How is this different to the work CoLiberate is already doing?
At the moment a lot of the work we do is about helping people to engage with their wellbeing and have a positive, ongoing, pro-active relationship with their mind-health. The MHFA is new territory for CoLiberate in that it is focused on the crisis and distress end of the mental health continuum.
We see illness and wellness as very connected – especially given that shifts in our stages of wellness can be sudden and can happen often.
Our theory of change is that once people understand how to react to crisis and illness safely, they gain confidence to engage with mental health right across the fulls scope of experiences. It’s just not as scary to ask someone how they are feeling if you’re not quietly worried you’ll unravel a situation that makes you feel out of your depth.
If we are able to equip all New Zealanders to feel confident to recognise and respond appropriately to mental health crisis, not only do we believe that we will be able to save lives, but we will all be in a better position to value and understand the whole picture of mental health.
We’re really stoked to be able to bring our experience of hosting engaging, inclusive, creatively exciting workshops to the way that we deliver the MHFA programme.
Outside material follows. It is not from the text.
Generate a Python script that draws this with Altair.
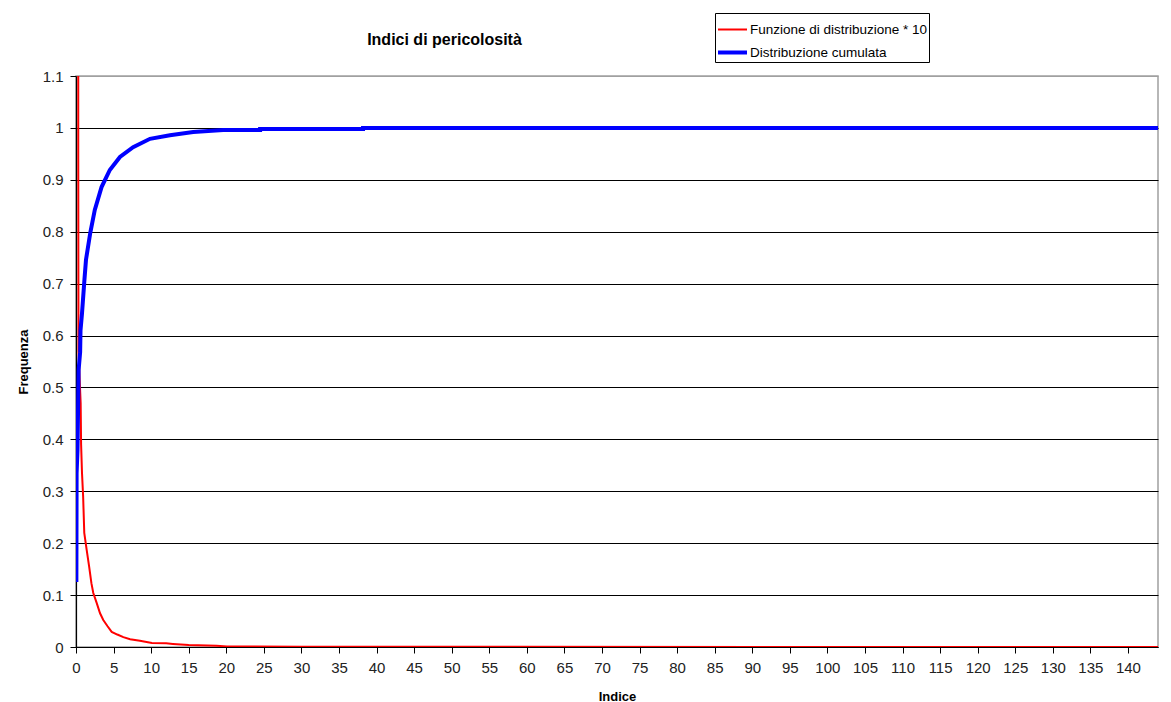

It’s a match made in heaven!!
What are your goals for MHFA in Wellington?
We want to see every single workplace in the Wellington to Palmy region equipped with at least one certified Mental Health First Aider. Imagine how quickly the impulse to respond well to crisis or distress would spread, if someone with the skills to respond well was on hand in every work situation.
What can Mental Health First Aiders be proud of?
- You are certified for two years with the confidence to respond to mental crisis or distress at any moment. Certificate provided by Mental Health First Aid New Zealand/Aotearoa.
- You are actively eliminating the stigma that unfortunately still exists around mental health, by acknowledging the equal relevance of a mental emergency to any other emergency.
- You are supporting CoLiberate, a largely volunteer-led young and active social organisation, to continue it’s good work in your community.
- You are joining the movement that will get us to a safer, healthier, happier New Zealand.